With a few exceptions, foreign banks have been absent from the recent project finance activities in China. Because foreign banks provide not only cash to the projects, but also the expertise and legal discipline necessary to make the projects successful, their active participation is very much needed to make the project finance market in China mature and attractive. In this connection, the pressure of using Chinese law as the governing law for the financing documents may also add to the anxieties of foreign lenders. As mentioned above, Chinese banks have abundant funds to lend, in Renminbi (the official Chinese currency) or in foreign currencies. One of the corollaries of this phenomenon is that Chinese banks are likely to insist that Chinese law be the governing law for the financing documents, particularly when, as often is the case today, the Chinese banks constitute the majority in terms of the amount lent to a project. For various reasons, foreign banks have seldom agreed in the past to be governed by Chinese law even when they lend through a syndicate of Chinese and foreign banks.

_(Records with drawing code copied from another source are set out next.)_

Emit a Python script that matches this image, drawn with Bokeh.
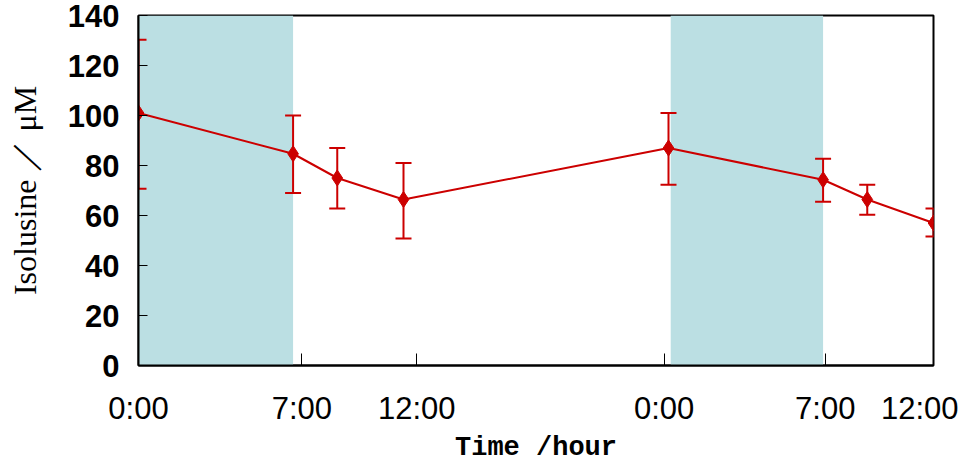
from bokeh.plotting import figure
from bokeh.models import FixedTicker, Range1d, BoxAnnotation, ColumnDataSource, Whisker, TeeHead
from bokeh.embed import file_html
from bokeh.resources import INLINE

# Data (hours since first midnight)
hours = [0, 7, 9, 12, 24, 31, 33, 36]
isolusine = [101, 84.7, 75, 66.4, 87, 74.3, 66.4, 57]
err_upper = [130.3, 100, 87, 81, 101, 82.7, 72.3, 62.8]
err_lower = [70.7, 69, 62.8, 50.8, 72.3, 65.5, 60.3, 51.6]

dark_starts = [0, 24.1]
dark_ends = [7, 31]

tick_hours = [0, 7.4, 12.6, 23.8, 31.1, 36]
tick_labels = ["0:00", "7:00", "12:00", "0:00", "7:00", "12:00"]
y_ticks = [0, 20, 40, 60, 80, 100, 120, 140]

RED = "#cc0000"

p = figure(frame_width=795, frame_height=350, output_backend="svg", toolbar_location=None,
           x_range=Range1d(0, 36), y_range=Range1d(0, 140),
           min_border_left=138, min_border_right=25, min_border_top=15, min_border_bottom=20)
p.grid.visible = False
p.outline_line_color = "black"
p.outline_line_width = 2
p.background_fill_color = "white"
p.border_fill_color = "white"

for s, e in zip(dark_starts, dark_ends):
    p.add_layout(BoxAnnotation(left=s, right=e, fill_color="#bbdfe3", fill_alpha=1.0,
                               line_color=None, level="underlay"))

src = ColumnDataSource(dict(x=hours, y=isolusine, up=err_upper, lo=err_lower))

p.line("x", "y", source=src, line_color=RED, line_width=2)
w = Whisker(base="x", upper="up", lower="lo", source=src, line_color=RED, line_width=2,
            upper_head=TeeHead(size=16, line_color=RED, line_width=2),
            lower_head=TeeHead(size=16, line_color=RED, line_width=2))
p.add_layout(w)
p.scatter("x", "y", source=src, marker="diamond", size=16, fill_color=RED, line_color=RED)

# X axis
p.xaxis.ticker = FixedTicker(ticks=tick_hours)
p.xaxis.major_label_overrides = {t: l for t, l in zip(tick_hours, tick_labels)}
p.xaxis.major_tick_in = 12
p.xaxis.major_tick_out = 0
p.xaxis.minor_tick_line_color = None
p.xaxis.axis_line_width = 2
p.xaxis.major_tick_line_color = "black"
p.xaxis.major_label_standoff = 25
p.xaxis.major_label_text_font = "Liberation Sans"
p.xaxis.major_label_text_font_size = "31px"
p.xaxis.major_label_text_color = "black"
p.xaxis.axis_label = "Time /hour"
p.xaxis.axis_label_text_font = "Liberation Mono"
p.xaxis.axis_label_text_font_style = "bold"
p.xaxis.axis_label_text_font_size = "27px"
p.xaxis.axis_label_standoff = 4
p.xaxis.axis_label_text_color = "black"

# Y axis
p.yaxis.ticker = FixedTicker(ticks=y_ticks)
p.yaxis.major_tick_in = 9
p.yaxis.major_tick_out = 0
p.yaxis.minor_tick_line_color = None
p.yaxis.axis_line_width = 2
p.yaxis.major_label_standoff = 19
p.yaxis.major_label_text_font = "Liberation Sans"
p.yaxis.major_label_text_font_style = "bold"
p.yaxis.major_label_text_font_size = "31px"
p.yaxis.major_label_text_line_height = 1.0
p.yaxis.major_label_text_color = "black"
p.yaxis.axis_label = "Isolusine ／ μM"
p.yaxis.axis_label_text_font = "Liberation Serif"
p.yaxis.axis_label_text_font_style = "normal"
p.yaxis.axis_label_text_font_size = "32px"
p.yaxis.axis_label_standoff = 22
p.yaxis.axis_label_text_color = "black"

open("out.html", "w").write(file_html(p, INLINE))
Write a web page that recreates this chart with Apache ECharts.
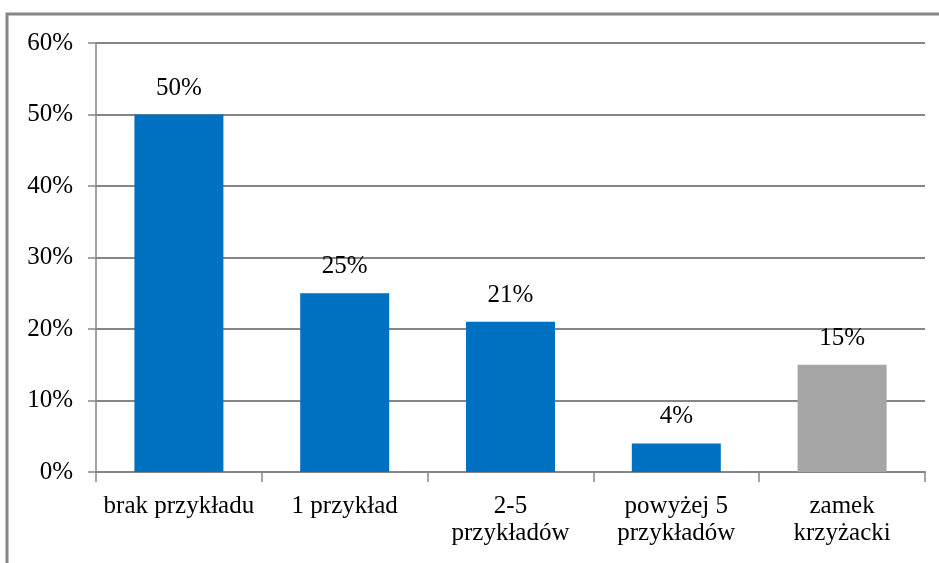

Similarly, Chinese construction companies have also gained some inroads into the project finance area, helped in part by the ascendancy of the Chinese banks, but the quality and reliability of many of them are still unknown to many international lenders and equity investors. It is uncertain whether their participation, particularly if they are responsible for a turnkey project, would dampen the interest of foreign lenders and developers in participating in project finance in China. Recent and future financings should provide a wealth of experience and a few answers to these questions.